Perhaps to metatextualize these implications, Jennifer Lawrence spends most of the movie caked in enough bronzed make-up to weigh down three Cleopatras on a death march backwards through the uncanny valley. Her glum face beneath this load would get too much to bear without some of her old spark, so thank god Jena Malone shows up, the Night Bitch if you will, of one of the other districts. Malone looks great in her black and silver uniform, or naked in an elevator, or spattered in blood. While Lawrence sulks in her gold pancake make-up, Katniss schemes and writhes and comes onto the big-jawed lap dog whose supposed to be Katniss' boyfriend.
All the old cast is back as well, including Donald Sutherland as the evil emperor, whose failure to grasp fundamental tenets of social psychology makes his tenure as leader the most unrealistic thing about the film, since he genuinely believes he can quell a revolution by publicly executing and flogging anyone who makes a Girl Scout sign. A man whose reign hinges on TV propaganda should know enough to mass produce that verboten mockingjay symbol as a keychain, and have his jackass TV host (played by Stanley Tucci) greet the TV audience with it (in short, comrade, to employ recuperation), the way MTV has done to every underground music movement since its inception. Draconian brutality never works in quelling revolution --it all but ensures it. And so it is the evil Sutherland's preference for bloodthirsty draconian brutality is off-kilter, as if he's trying to throw us off the scent of the film's own ingenious use of recuperation by showing his obliviousness towards such a practice, for I have no doubt those 'mockingjay' pendants are on sale just a few stores down from the multiplex at Forever 21, and if the evil emperor endorses them to help pacify the gum-chewing masses, real-time sales might drop.

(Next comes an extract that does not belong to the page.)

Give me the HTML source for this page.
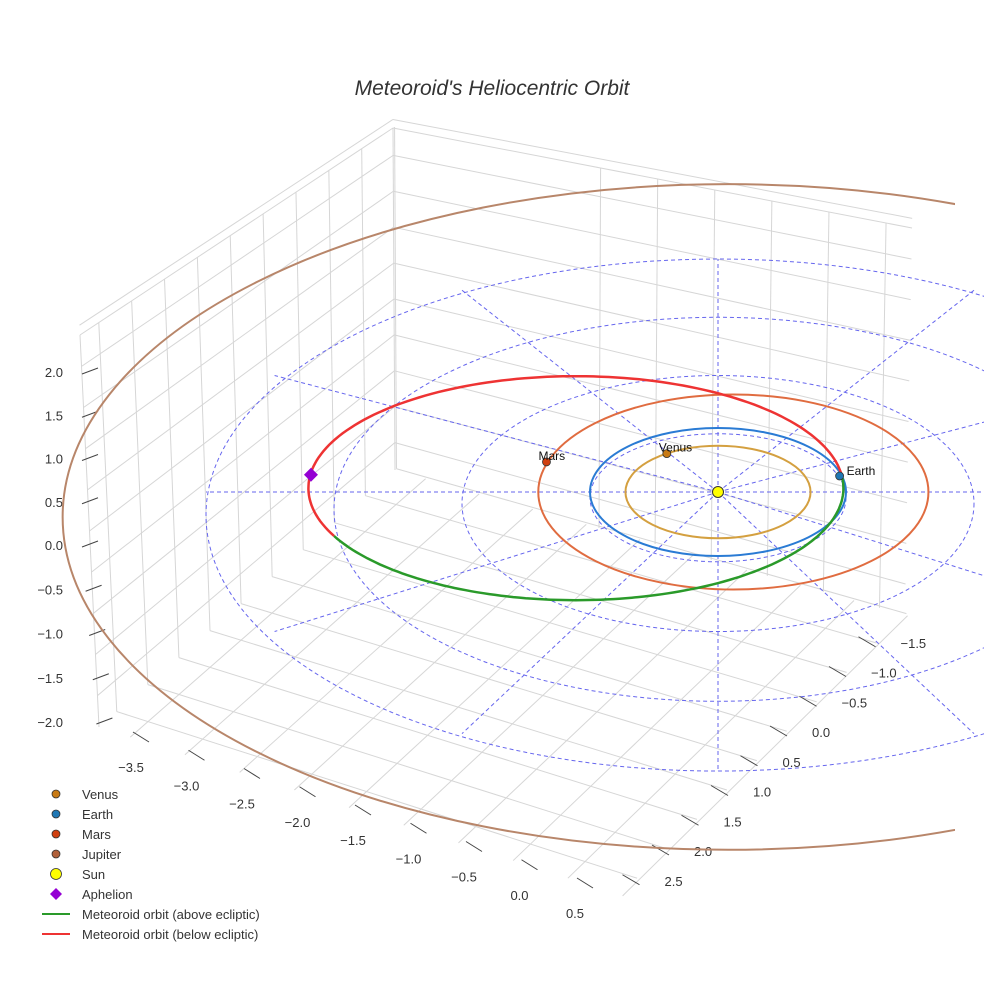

Then there's a rare treat lacking in the other films discussed, a genuine drunk hip older dude, one of the few 'understandable' adult characters in this or any of the series currently marketing themselves to teens: Woody Harrelson. Advising Katniss how to blend in, make friends, and learn to think outside her box, he also eats when food is offered and gamely drinks this wretched dystopia out of focus, freeing himself for better things than validating Katniss' useless sulking. Another priceless factor is bizarro twist of having to imagine spending all your time with the dude you don't like yet must pretend to love, and he's shorter than you, and how his being so sweet and staid and supportive only makes it worse. That tweens are swooning for him only shows there's still hope for short guys and hope is a dangerous thing.
(check out this great paranoid rant about the Girl Scout / Katniss salute on the Dismantle the Beam Project!)

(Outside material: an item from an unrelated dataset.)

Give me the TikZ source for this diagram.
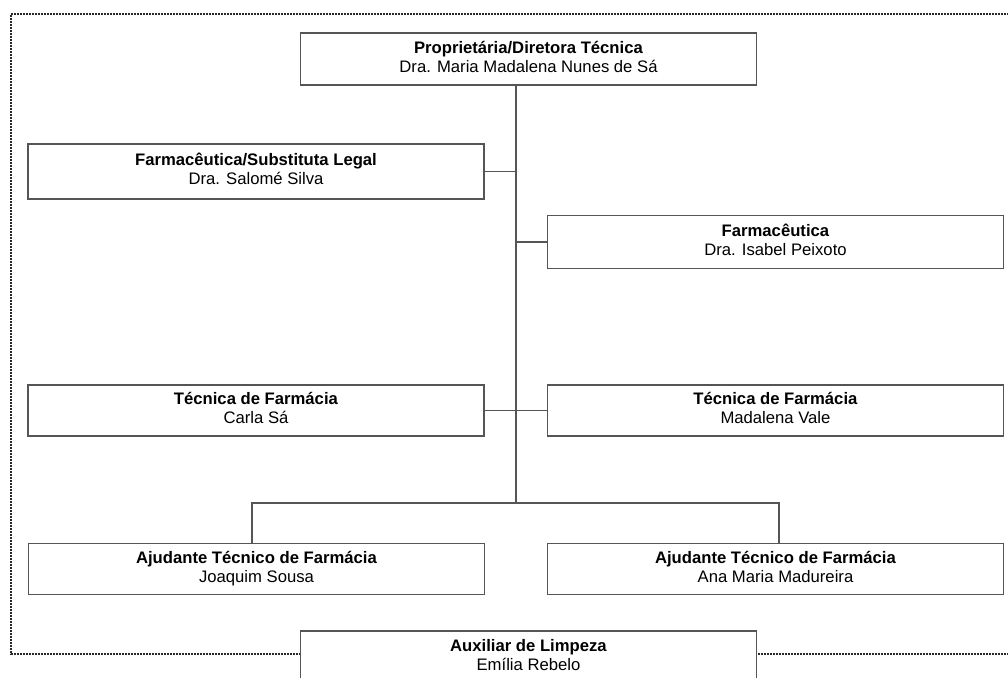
\documentclass[tikz,border=0pt]{standalone}
\usepackage{fontspec}
\setmainfont{Liberation Sans}
\definecolor{linegray}{HTML}{555555}
\definecolor{dotgray}{HTML}{2A2A2A}
\newcommand\orgtext[2]{\textbf{#1}\strut\\#2\strut}
\tikzset{
  orgbox/.style={draw=linegray, line width=1.2pt, fill=white, rectangle, inner sep=0pt,
    align=center, text=black, font=\fontsize{12.5}{14.3}\selectfont, minimum width=342pt},
  conn/.style={draw=linegray, line width=1.2pt},
  border/.style={draw=dotgray, line width=1.6pt, dash pattern=on 1.2pt off 1.05pt}
}
\begin{document}
\begin{tikzpicture}[x=0.75pt,y=-0.75pt]
\useasboundingbox (0,0) rectangle (1008,678);
\clip (0,0) rectangle (1008,678);
\fill[white] (0,0) rectangle (1008,678);
% dotted frame
\draw[border] (1015,14) -- (11,14) -- (11,654) -- (1015,654);
% spine coordinates
\coordinate (sp) at (516,503);
\coordinate (bl) at (252,503);
\coordinate (br) at (779,503);
% boxes
\node[orgbox, minimum height=39pt] (top) at (528.5,59) {\orgtext{Proprietária/Diretora Técnica}{Dra. Maria Madalena Nunes de Sá}};
\node[orgbox, minimum height=41pt] (fs) at (256,171.5) {\orgtext{Farmacêutica/Substituta Legal}{Dra. Salomé Silva}};
\node[orgbox, minimum height=40pt] (fr) at (775.5,242) {\orgtext{Farmacêutica}{Dra. Isabel Peixoto}};
\node[orgbox, minimum height=38pt] (tl) at (256,410.5) {\orgtext{Técnica de Farmácia}{Carla Sá}};
\node[orgbox, minimum height=38pt] (tr) at (775.5,410.5) {\orgtext{Técnica de Farmácia}{Madalena Vale}};
\node[orgbox, minimum height=38pt] (a1) at (256.5,569) {\orgtext{Ajudante Técnico de Farmácia}{Joaquim Sousa}};
\node[orgbox, minimum height=38pt] (a2) at (775.5,569) {\orgtext{Ajudante Técnico de Farmácia}{Ana Maria Madureira}};
% connectors
\draw[conn] (top.south -| sp) -- (sp);
\draw[conn] (fs.east) -- (fs.east -| sp);
\draw[conn] (fr.west) -- (fr.west -| sp);
\draw[conn] (tl.east) -- (tr.west);
\draw[conn] (a1.north -| bl) -- (bl) -- (br) -- (a2.north -| br);
% bottom box (over the frame)
\node[orgbox, minimum height=39pt] (aux) at (528.5,657) {\orgtext{Auxiliar de Limpeza}{Emília Rebelo}};
\end{tikzpicture}
\end{document}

ENDER'S GAME (2013) is a little removed from the love nonsense, but there's a lot of care and time spent getting the glistening eyes of the space bug exactly right. And Asa Butterfield as Ender is himself is a kind of fourteen year-old Hannibal Lector-for-good recruited by Harrison Ford via the old LAST STARFIGHTER tactics and put in charge of a drone armada to fight a bunch of STARSHIP TROOPER-esque space locusts.
I hated LAST STARFIGHTER and its bland 'every lad' though I didn't mind the hunky ciphers in STARSHIP because we were supposed to think of them as delusional caricatures, not 'ourselves' not as 'normal suburban teens' as imagined by guys who haven't seen a normal suburban kid in 30 years. Ender is different, he can defend himself and underneath his nervous ecotmorphology and liberal guilt lurks the heart of a carnivorous killer. His nebulous doubts about the rightness of his mission are played up but we never really get the full HEARTS AND MINDS story before the reverse of the climactic battle of BREAKING DAWN smashes through our screens and from there they start setting up the hoped-for sequels. The film's structure ingeniously keeps the space war stuff on the screens within the screens (knowing we've seen it all before) and secondary to the Enterprise-ish minutiae of commanding a row of similarly young and gifted kids sitting at drone computer screens, in other words, what the military is doing right now! THE LAST STARFIGHTER really is coming true!
Real life drone pilots at their gaming consoles |
The last thing any kid wants is to see an 'average' kid like them in a sci fi movie. We go to sci fi to get AWAY from ourselves! |
I feel like I should defend JOHN CARTER in particular because I read all the original Warlord of Mars Edgar Rice Burroughs novels as a kid, as well as Burroughs' Tarzans and Carson of Venus, Robert E. Howard's Conan, Moorcock's Elrik; and Fritz Lieber's Fafhr and the Gray Mouser.
from 1946! I got it for cover price at the Lansdale PA Bookswap! |
We must fight Morris Chestnut's call to safety and fight with all our strengths their glorification of 'being a kid.' Already the Chestnuts in Hollywood have gone back and digitally removed all the cigarettes, replaced the guns with flashlights, removed the nudity and much of the cursing, from our cinema heritage. The Chestnut is out of control and he will not stop until everyone wears safety helmets even to bed. Stop him before he jabs his safety-first overhead florescent light even into the darkest recesses of our most secret-sacred heart. Because you know he intends to try. I say roast him on the open fire of aimless youth rebellion! Richie in OVER THE EDGE, thou shalt not have died in vain! Now which way to Forever 21?